- Born: 26 January 1907
- Died: 1999 (aged 91–92)
- Other name: Arya
- Relatives: N. Gopalaswami Ayyangar (uncle)

= K. Bashyam =

Indian freedom fighter and artist (1907-1999)

K. Bashyam (26 January 1907 – 1999), also known by his pen name Arya was an Indian freedom fighter and artist who participated in the Indian independence movement and later contributed to the field of art.

== Early life ==
Bashyam was born on 26 January 1907 to Kuppuswami Ayyangar and Shenbaga Lakshmi Amma in Serangulam.

== Contribution in Indian independence movement ==
His early engagement with the Indian independence movement began in 1919 when he attended a meeting opposing the Jallianwala Bagh massacre. He was influenced by Mahatma Gandhi’s non-cooperation movement in 1921 and later became involved in the student boycott of the Simon Commission in 1928, which led to his expulsion from college and a monetary fine.

Following his expulsion, Bashyam became more deeply involved in the independence movement. Initially drawn to revolutionary activities, he was part of a group planning targeted actions against British officials, though these plans were ultimately not executed. In 1931, he joined the Indian National Congress and engaged in non-violent protest activities, including picketing foreign cloth shops and toddy shops and advocating the use of khadi.
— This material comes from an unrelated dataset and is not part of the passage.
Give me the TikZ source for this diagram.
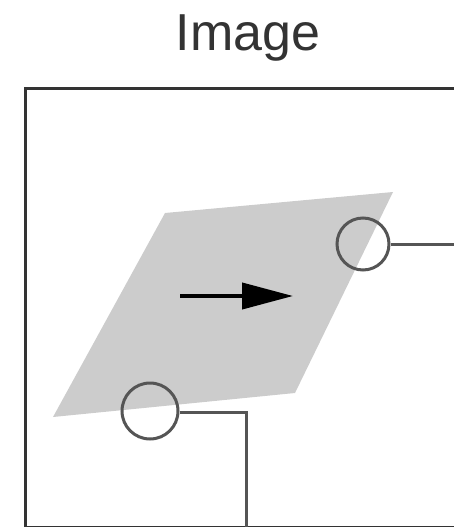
\documentclass[tikz,border=0pt]{standalone}
\usepackage{fontspec}
\setmainfont{Liberation Sans}
\usetikzlibrary{arrows.meta}
\definecolor{planegray}{RGB}{204,204,204}
\definecolor{framecol}{RGB}{51,51,51}
\definecolor{linecol}{RGB}{85,85,85}
\begin{document}
\begin{tikzpicture}[x=1pt,y=-1pt,
  port/.style={circle,draw=linecol,line width=3pt,inner sep=0pt},
  wire/.style={draw=linecol,line width=3pt},
  framestyle/.style={draw=framecol,line width=3pt}]
\useasboundingbox (0,0) rectangle (453,527);
\node[font=\fontsize{52}{60}\selectfont,text=framecol] (title) at (248,38) {Image};
\fill[planegray] (165,213) -- (393,192) -- (295,393) -- (53,417) -- cycle;
\draw[framestyle] (460,88) -- (25,88) -- (25,527.5) -- (460,527.5);
\draw[line width=4pt,-{Triangle[length=51pt,width=26pt]}] (180,296) -- (293,296);
\node[port,minimum size=52pt] (p1) at (363,244) {};
\node[port,minimum size=56pt] (p2) at (150,411) {};
\coordinate (e1) at (460,244);
\coordinate (k2) at (246,412);
\coordinate (e2) at (246,530);
\draw[wire] (p1.east) -- (e1);
\draw[wire] (p2.east |- k2) -- (k2) -- (e2);
\end{tikzpicture}
\end{document}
Bashyam’s political activities were not well-received by his aristocratic family. His uncle, N. Gopalaswami Ayyangar, was a prominent figure in the Madras Civil Service, later serving as Dewan of Kashmir and Railway Minister of independent India.

On 26 January 1932, Bashyam gained recognition for hoisting the Congress flag atop the wireless broadcasting pole at Fort St. George in Madras (now Chennai), an act of defiance against British rule during the period of intensified government repression following Gandhi’s declaration of Independence Day. This act led to his arrest and imprisonment, during which he met Subhas Chandra Bose.

== Career ==
After his release, Bashyam transitioned to a career in art, establishing The United Arts in 1945. A self-taught artist, he created portraits of significant figures, including Mahatma Gandhi, and British officials such as Lord Harris, the Duke of Wellington, and Sir Eyre Coote. His work extended to political cartoons and illustrations, which he published under the pen name "Arya".
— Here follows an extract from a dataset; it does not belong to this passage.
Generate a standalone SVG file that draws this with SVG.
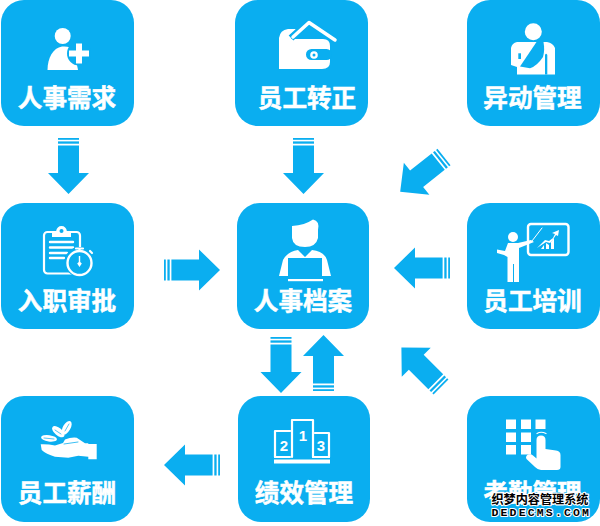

Bashyam is also credited with creating one of the best-known depictions of the poet Subramania Bharati, featuring the poet with a handlebar moustache and a turban. This oil-on-canvas portrait, painted in 1950, measures 176 x 124 cm and remains an iconic representation of the poet. He sculpted busts and statues of prominent figures, including Mahatma Gandhi, one of which is located at Thakkar Bapa Vidyalaya in Chennai. His statue of S. Satyamurti stands at Ripon Building in Chennai.

Bashyam was legally challenged in the case Associated Publishers (Madras) Ltd. vs K. Bashyam alias 'Arya. The court ruled that a portrait of Mahatma Gandhi created by Bashyam, based on two photographs, was entitled to copyright. The decision affirmed that his portrait was sufficiently distinct from the photographs and met the criteria of originality.

== Death and legacy ==
K. Bashyam died in 1999. Bashyam refused to accept the pension doled out to freedom fighters after Independence.
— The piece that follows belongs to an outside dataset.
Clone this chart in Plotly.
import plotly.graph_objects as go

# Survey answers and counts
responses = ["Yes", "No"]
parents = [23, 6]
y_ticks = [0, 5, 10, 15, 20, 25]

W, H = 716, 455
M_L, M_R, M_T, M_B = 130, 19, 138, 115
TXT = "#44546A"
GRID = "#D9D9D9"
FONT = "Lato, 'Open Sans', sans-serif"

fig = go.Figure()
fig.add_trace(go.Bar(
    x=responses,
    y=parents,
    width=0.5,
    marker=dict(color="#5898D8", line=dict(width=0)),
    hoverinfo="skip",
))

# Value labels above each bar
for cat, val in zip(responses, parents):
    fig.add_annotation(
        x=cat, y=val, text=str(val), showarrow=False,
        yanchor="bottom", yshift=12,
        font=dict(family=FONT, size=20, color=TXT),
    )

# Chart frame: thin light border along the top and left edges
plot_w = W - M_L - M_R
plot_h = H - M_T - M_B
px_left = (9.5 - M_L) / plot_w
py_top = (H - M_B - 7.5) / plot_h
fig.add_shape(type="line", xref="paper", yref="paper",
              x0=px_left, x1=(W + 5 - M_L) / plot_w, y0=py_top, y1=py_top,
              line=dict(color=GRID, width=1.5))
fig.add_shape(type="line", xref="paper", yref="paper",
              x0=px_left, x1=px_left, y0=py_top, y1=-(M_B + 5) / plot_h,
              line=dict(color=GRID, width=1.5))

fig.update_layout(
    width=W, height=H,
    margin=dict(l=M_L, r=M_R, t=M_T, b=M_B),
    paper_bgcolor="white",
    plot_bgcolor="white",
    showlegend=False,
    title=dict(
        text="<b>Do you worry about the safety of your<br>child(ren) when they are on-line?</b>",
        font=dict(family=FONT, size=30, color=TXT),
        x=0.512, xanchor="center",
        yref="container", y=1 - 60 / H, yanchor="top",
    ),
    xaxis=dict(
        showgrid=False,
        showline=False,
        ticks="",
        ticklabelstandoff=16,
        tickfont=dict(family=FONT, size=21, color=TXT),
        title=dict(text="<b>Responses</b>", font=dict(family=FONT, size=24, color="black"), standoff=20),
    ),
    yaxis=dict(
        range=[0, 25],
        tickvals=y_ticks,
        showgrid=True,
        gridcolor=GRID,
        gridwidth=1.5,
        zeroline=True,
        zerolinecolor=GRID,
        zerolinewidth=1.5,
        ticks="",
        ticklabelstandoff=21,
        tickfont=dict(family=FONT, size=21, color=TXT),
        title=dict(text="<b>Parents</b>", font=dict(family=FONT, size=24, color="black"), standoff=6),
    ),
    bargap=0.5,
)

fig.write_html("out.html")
In recognition of his contributions, the Tamil Nadu government, under Karunanidhi, installed and inaugurated a bust of Bashyam on 17 July 1999 at the Gandhi Mandapam complex in Guindy. On the same occasion, Karunanidhi declared 17 July as Martyrs' Day on behalf of the Tamil Nadu government. This day is celebrated annually to honor the sacrifices of freedom fighters like Bashyam.

A special cover commemorating Bashyam was released on 13 August 2022 during the Sipa Amritpex 2022 event held in Chennai.